During the 2011 revolution, a large number of prisoners incarcerated during Ben Ali’s regime for being Islamic radicals were freed. This led to the foundation of Ansar al-Sharia, a group whose ideological and operational features resemble, for the most part, those of Al Qaeda. Ansar al-Sharia immediately rose as a political challenger to Ennahda, as it appealed to the party’s most conservative constituency. The attack against the American embassy in September 2012 and the assassination of two leading political figures of the secular bloc in February and June 2013 highlighted the existence of a rising security problem, which soon turned into the widespread perception that Ennahda was either unable to maintan law and order in the country or unwilling to do so, turning a blind eye to the rise of Islamist violence. Al-Qaeda in the Islamic Maghreb (AQIM) has also established its presence in the Chaambi mountains, along the border with Algeria. An AQIM cell led by Lokman Abu Sakhr, an Algerian jihadi who, since early 2014, has taken control of Ansar al-Sharia, has become increasingly active. In July 2014, it carried a major attack against the Tunisian armed forces, killing 14 soldiers. The attack, which shook Tunisia’s public opinion, also fueled scepticism towards state institutions’ ability to develop a strategy that would guarantee effective domestic and border security.
Recent polls have consistently shown a potential (albeit marginal) voting preference for Nida Tunis over Ghannouchi’s party.

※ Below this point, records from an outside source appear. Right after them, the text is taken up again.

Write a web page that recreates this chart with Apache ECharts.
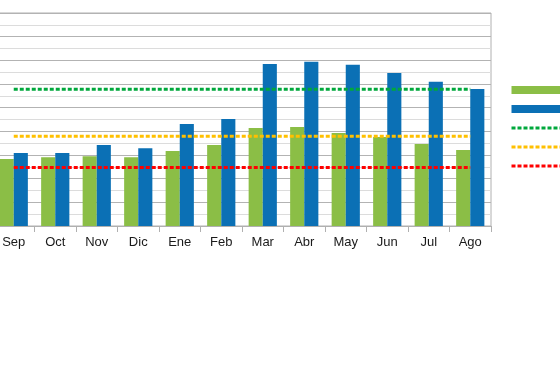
<!DOCTYPE html>
<html><head><meta charset="utf-8">
<script src="https://cdn.jsdelivr.net/npm/echarts@6/dist/echarts.min.js"></script>
<style>html,body{margin:0;padding:0;background:#fff;overflow:hidden}#c{width:567px;height:369px;margin-left:-7px}</style>
</head><body><div id="c"></div>
<script>
const categories = ['Sep','Oct','Nov','Dic','Ene','Feb','Mar','Abr','May','Jun','Jul','Ago'];
const seriesA = [2.83,2.91,2.95,2.91,3.17,3.42,4.14,4.18,3.93,3.76,3.46,3.21];
const seriesB = [3.08,3.08,3.42,3.29,4.31,4.52,6.85,6.94,6.81,6.47,6.09,5.79];
const refGreen = 5.78;
const refYellow = 3.79;
const refRed = 2.47;
const names = ['Serie A','Serie B','Referencia 1','Referencia 2','Referencia 3'];

const chart = echarts.init(document.getElementById('c'), null, {renderer:'canvas'});
const flat = v => categories.map(() => v);
const dash = [4,2];
const dotted = (name, v, color) => ({
  name, type:'line', data: flat(v), symbol:'none', z:5,
  lineStyle:{color, width:3, type:dash}, itemStyle:{color}
});
const lineLegend = name => ({name, itemStyle:{opacity:0}, lineStyle:{width:3, type:dash}});
chart.setOption({
  animation:false,
  grid:{left:0, right:69, top:13, bottom:143, show:true, borderColor:'#b0b0b0', borderWidth:1},
  xAxis:{type:'category', data:categories, boundaryGap:true,
    axisLine:{lineStyle:{color:'#b0b0b0'}},
    axisTick:{show:true, length:6, lineStyle:{color:'#b0b0b0'}},
    axisLabel:{color:'#1a1a1a', fontSize:13, fontFamily:'Liberation Sans', margin:10}},
  yAxis:{type:'value', min:0, max:9, interval:1,
    axisLabel:{show:false}, axisLine:{show:false}, axisTick:{show:false},
    splitLine:{lineStyle:{color:'#b3b3b3', width:1}},
    minorTick:{show:false, splitNumber:2},
    minorSplitLine:{show:true, lineStyle:{color:'#dcdcdc', width:1}}},
  legend:{orient:'vertical', left:512, top:81, itemGap:11, itemWidth:70, itemHeight:8,
    textStyle:{fontSize:8, lineHeight:8, color:'#1a1a1a'},
    data:[
      {name:names[0], icon:'rect'},
      {name:names[1], icon:'rect'},
      lineLegend(names[2]), lineLegend(names[3]), lineLegend(names[4])]},
  series:[
    {name:names[0], type:'bar', data:seriesA, itemStyle:{color:'#8bbe46'}, barGap:'0%', barCategoryGap:'32%'},
    {name:names[1], type:'bar', data:seriesB, itemStyle:{color:'#0b70b5'}, barGap:'0%', barCategoryGap:'32%'},
    dotted(names[2], refGreen, '#00a83c'),
    dotted(names[3], refYellow, '#ffc000'),
    dotted(names[4], refRed, '#ff0000')
  ]
});
</script></body></html>
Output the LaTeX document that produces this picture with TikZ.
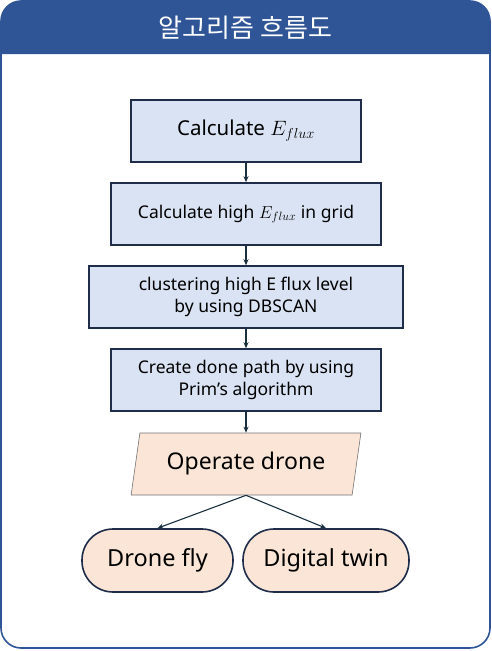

The vast majority of Tunisian voters, however, still prefer to define themselves as “undecided”. The presidential election still manages to spark some enthusiasm, but disappointment towards what Ennahda’s supporters perceived as a poor performance while the party was in office, together with the feeling that Nida Tunis might bring the “old guard” back into politics seem to have discouraged a large share of population from voting. Ultimately, the upcoming elections will determine whether the “democratic revolution” that inspired a whole region a few years ago is still alive and kicking, and whether its leaders are willing and able to further consolidate its achievements.